Je passe deux heures dans l’atmosphère surchauffée de la salle. J’inscris chaque nom et arrive ainsi à avoir fait passer tout le monde. Pour récompense, je suis piqué, mais j’ai la satisfaction de voir piquer Gibert et Cattelot qui me paient ainsi leurs petites chines de ces jours derniers au sujet de mon bras. Je les verrai eux aussi demain.
Je rentre au bureau en disant à Lannoy qu’il a de la chance de passer chaque fois au travers. Naturellement il me remercie, c’est bien le moins qu’il puisse faire.
Il est 4 heures ; nous recevons la visite du capitaine qui vient nous demander s’il n’y a rien de nouveau. Il s’est chargé des citations. Nous ne savons donc pas qui est proposé. Mystère ? Le capitaine s’en va. Il parle du cochon avant de partir et demande si les hommes ont été contents, s’il était bon ? Naturellement nous répondons par l’affirmative. Nous rions quand il est parti ; le cochon, nous n’y pensions plus ! On fait venir Delbarre qui nous raconte qu’il fut tué ce matin et [qu’il] nous a fait donner nos parts à nos cuisiniers. On lui réclame des saucisses et du boudin qu’il nous promet.
Mon bras me fait bien mal. Je me mets, fiévreux, au coin du feu et ne bouge plus. Je ne sors pas ce soir. Réellement, le vaccin me fait de l’effet.
Nous nous mettons à table à 7 heures quand Mascart s’amène, disant que demain il y a tir à Passavant pour le 2e bataillon. Rassemblement à Le Chemin avec les autres bataillons pour la remise de décorations aux commandant Vasson et capitaines de Lannurien et Sénéchal.
Départ 8 heures. Rentrée dans l’après-midi. Repas sur le terrain.
Aussitôt Rogery part communiquer la note au capitaine. J’adresse une demande d’exemption. Je me fais porter malade à cause de ma vaccination d’aujourd’hui. Il revient une heure après à la fin du repas.
Rassemblement de la compagnie à 7 heures 45. Départ 8 heures. Tenue de campagne complète. Les cuisiniers emporteront de quoi faire du café et popote*. Tout le monde présent sans exception.
Mon exemption est accordée, c’est ce que je vois de plus clair. Mon bras d’ailleurs me fait bien mal.

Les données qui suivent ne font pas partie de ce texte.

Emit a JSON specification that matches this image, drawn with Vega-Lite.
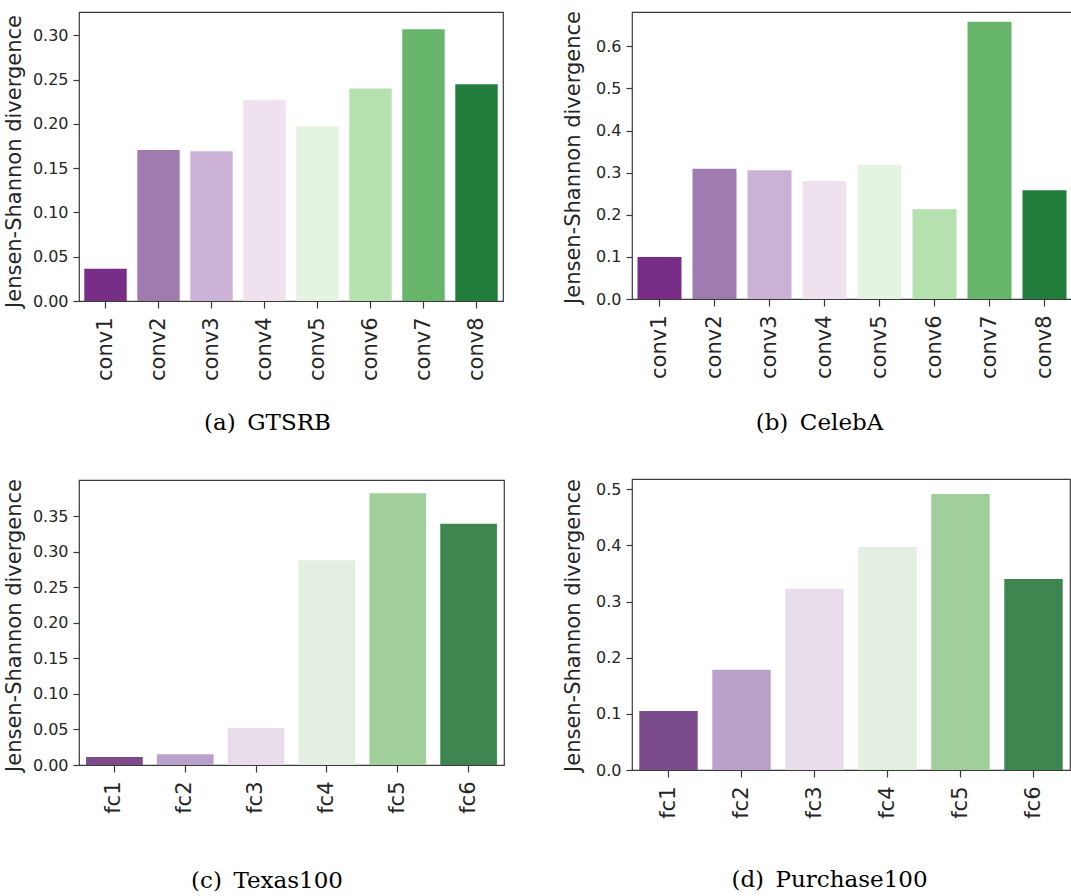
{
  "$schema": "https://vega.github.io/schema/vega-lite/v6.json",
  "background": "white",
  "padding": {"left": 2, "top": 4, "right": 0, "bottom": 0},
  "config": {
    "view": {"stroke": "#3a3a3a", "strokeWidth": 1.2},
    "axis": {
      "grid": false,
      "domain": false,
      "labelFont": "DejaVu Sans",
      "titleFont": "DejaVu Sans",
      "labelColor": "#262626",
      "titleColor": "#262626",
      "tickColor": "#3a3a3a",
      "tickWidth": 1.2,
      "titleFontWeight": "normal"
    },
    "axisX": {
      "labelAngle": 270,
      "labelAlign": "right",
      "labelBaseline": "middle",
      "labelFontSize": 21,
      "tickSize": 7,
      "labelPadding": 9,
      "titleFont": "DejaVu Serif",
      "titleFontSize": 23,
      "titleColor": "#000000",
      "titleBaseline": "alphabetic",
      "titleAlign": "center",
      "titleAngle": 0
    },
    "axisY": {
      "labelFontSize": 16,
      "tickSize": 6,
      "labelPadding": 5,
      "titleFontSize": 21,
      "titleAngle": 270,
      "titleBaseline": "bottom",
      "titleAlign": "center"
    }
  },
  "datasets": {
    "gtsrb": [
      {"layer": "conv1", "jsd": 0.0365},
      {"layer": "conv2", "jsd": 0.1705},
      {"layer": "conv3", "jsd": 0.169},
      {"layer": "conv4", "jsd": 0.2273},
      {"layer": "conv5", "jsd": 0.197},
      {"layer": "conv6", "jsd": 0.240},
      {"layer": "conv7", "jsd": 0.3067},
      {"layer": "conv8", "jsd": 0.2446}
    ],
    "celeba": [
      {"layer": "conv1", "jsd": 0.100},
      {"layer": "conv2", "jsd": 0.309},
      {"layer": "conv3", "jsd": 0.3055},
      {"layer": "conv4", "jsd": 0.280},
      {"layer": "conv5", "jsd": 0.319},
      {"layer": "conv6", "jsd": 0.213},
      {"layer": "conv7", "jsd": 0.6586},
      {"layer": "conv8", "jsd": 0.258}
    ],
    "texas": [
      {"layer": "fc1", "jsd": 0.0113},
      {"layer": "fc2", "jsd": 0.015},
      {"layer": "fc3", "jsd": 0.052},
      {"layer": "fc4", "jsd": 0.288},
      {"layer": "fc5", "jsd": 0.3825},
      {"layer": "fc6", "jsd": 0.3397}
    ],
    "purchase": [
      {"layer": "fc1", "jsd": 0.105},
      {"layer": "fc2", "jsd": 0.1785},
      {"layer": "fc3", "jsd": 0.323},
      {"layer": "fc4", "jsd": 0.397},
      {"layer": "fc5", "jsd": 0.4917},
      {"layer": "fc6", "jsd": 0.340}
    ]
  },
  "spacing": 56,
  "hconcat": [
    {
      "spacing": 42,
      "vconcat": [
        {
          "data": {"name": "gtsrb"},
          "width": 424,
          "height": 289,
          "title": {"text": " ", "fontSize": 1, "offset": 6},
          "mark": {"type": "bar"},
          "encoding": {
            "x": {"field": "layer", "type": "nominal", "sort": null,
                  "scale": {"paddingInner": 0.2, "paddingOuter": 0.1},
                  "axis": {"title": "(a)\u2002GTSRB", "titleX": 188, "titleY": 128}},
            "y": {"field": "jsd", "type": "quantitative",
                  "scale": {"domain": [0, 0.3263], "nice": false, "zero": true},
                  "axis": {"title": "Jensen-Shannon divergence", "values": [0, 0.05, 0.1, 0.15, 0.2, 0.25, 0.3], "format": ".2f", "titleX": -55, "titleY": 149}},
            "color": {"field": "layer", "type": "nominal", "legend": null,
                      "scale": {"domain": ["conv1","conv2","conv3","conv4","conv5","conv6","conv7","conv8"],
                                "range": ["#782e87","#a07bb0","#cbb1d6","#eee2ef","#e5f3e1","#b4e1ae","#66b56b","#227c3c"]}}
          }
        },
        {
          "data": {"name": "texas"},
          "width": 425,
          "height": 285,
          "mark": {"type": "bar"},
          "encoding": {
            "x": {"field": "layer", "type": "nominal", "sort": null,
                  "scale": {"paddingInner": 0.2, "paddingOuter": 0.1},
                  "axis": {"title": "(c)\u2002Texas100", "titleX": 187.5, "titleY": 122}},
            "y": {"field": "jsd", "type": "quantitative",
                  "scale": {"domain": [0, 0.4011], "nice": false, "zero": true},
                  "axis": {"title": "Jensen-Shannon divergence", "values": [0, 0.05, 0.1, 0.15, 0.2, 0.25, 0.3, 0.35], "format": ".2f", "titleX": -54.5, "titleY": 145}},
            "color": {"field": "layer", "type": "nominal", "legend": null,
                      "scale": {"domain": ["fc1","fc2","fc3","fc4","fc5","fc6"],
                                "range": ["#7b4b8b","#b9a1c9","#e9dcea","#e3efe0","#a0cf9b","#3d8650"]}}
          }
        }
      ],
      "resolve": {"scale": {"x": "independent", "y": "independent", "color": "independent"}}
    },
    {
      "spacing": 42,
      "vconcat": [
        {
          "data": {"name": "celeba"},
          "width": 440,
          "height": 287,
          "mark": {"type": "bar"},
          "encoding": {
            "x": {"field": "layer", "type": "nominal", "sort": null,
                  "scale": {"paddingInner": 0.2, "paddingOuter": 0.1},
                  "axis": {"title": "(b)\u2002CelebA", "titleX": 187, "titleY": 130}},
            "y": {"field": "jsd", "type": "quantitative",
                  "scale": {"domain": [0, 0.6815], "nice": false, "zero": true},
                  "axis": {"title": "Jensen-Shannon divergence", "values": [0, 0.1, 0.2, 0.3, 0.4, 0.5, 0.6], "format": ".1f", "titleX": -49, "titleY": 145}},
            "color": {"field": "layer", "type": "nominal", "legend": null,
                      "scale": {"domain": ["conv1","conv2","conv3","conv4","conv5","conv6","conv7","conv8"],
                                "range": ["#782e87","#a07bb0","#cbb1d6","#eee2ef","#e5f3e1","#b4e1ae","#66b56b","#227c3c"]}}
          }
        },
        {
          "data": {"name": "purchase"},
          "width": 438,
          "height": 291,
          "mark": {"type": "bar"},
          "encoding": {
            "x": {"field": "layer", "type": "nominal", "sort": null,
                  "scale": {"paddingInner": 0.2, "paddingOuter": 0.1},
                  "axis": {"title": "(d)\u2002Purchase100", "titleX": 197, "titleY": 116}},
            "y": {"field": "jsd", "type": "quantitative",
                  "scale": {"domain": [0, 0.5183], "nice": false, "zero": true},
                  "axis": {"title": "Jensen-Shannon divergence", "values": [0, 0.1, 0.2, 0.3, 0.4, 0.5], "format": ".1f", "titleX": -48.3, "titleY": 146}},
            "color": {"field": "layer", "type": "nominal", "legend": null,
                      "scale": {"domain": ["fc1","fc2","fc3","fc4","fc5","fc6"],
                                "range": ["#7b4b8b","#b9a1c9","#e9dcea","#e3efe0","#a0cf9b","#3d8650"]}}
          }
        }
      ],
      "resolve": {"scale": {"x": "independent", "y": "independent", "color": "independent"}}
    }
  ],
  "resolve": {"scale": {"x": "independent", "y": "independent", "color": "independent"}}
}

Nous nous couchons à 9 heures. Je constate que Gibert et Cattelot ne sont pas brillants et ne remuent pas le bras piqué sans raison. Je ne dis rien mais cela me fait sourire.
Je ne sais fermer l’œil car j’ai une fièvre de cheval. Lannoy, avant d’aller se coucher, fait sa situation de prise d’armes. Il laisse Licour à ma disposition. Mais toute la compagnie marchera puisqu’il doit marcher lui-même, ce qui n’a pas l’air de l’enchanter outre mesure.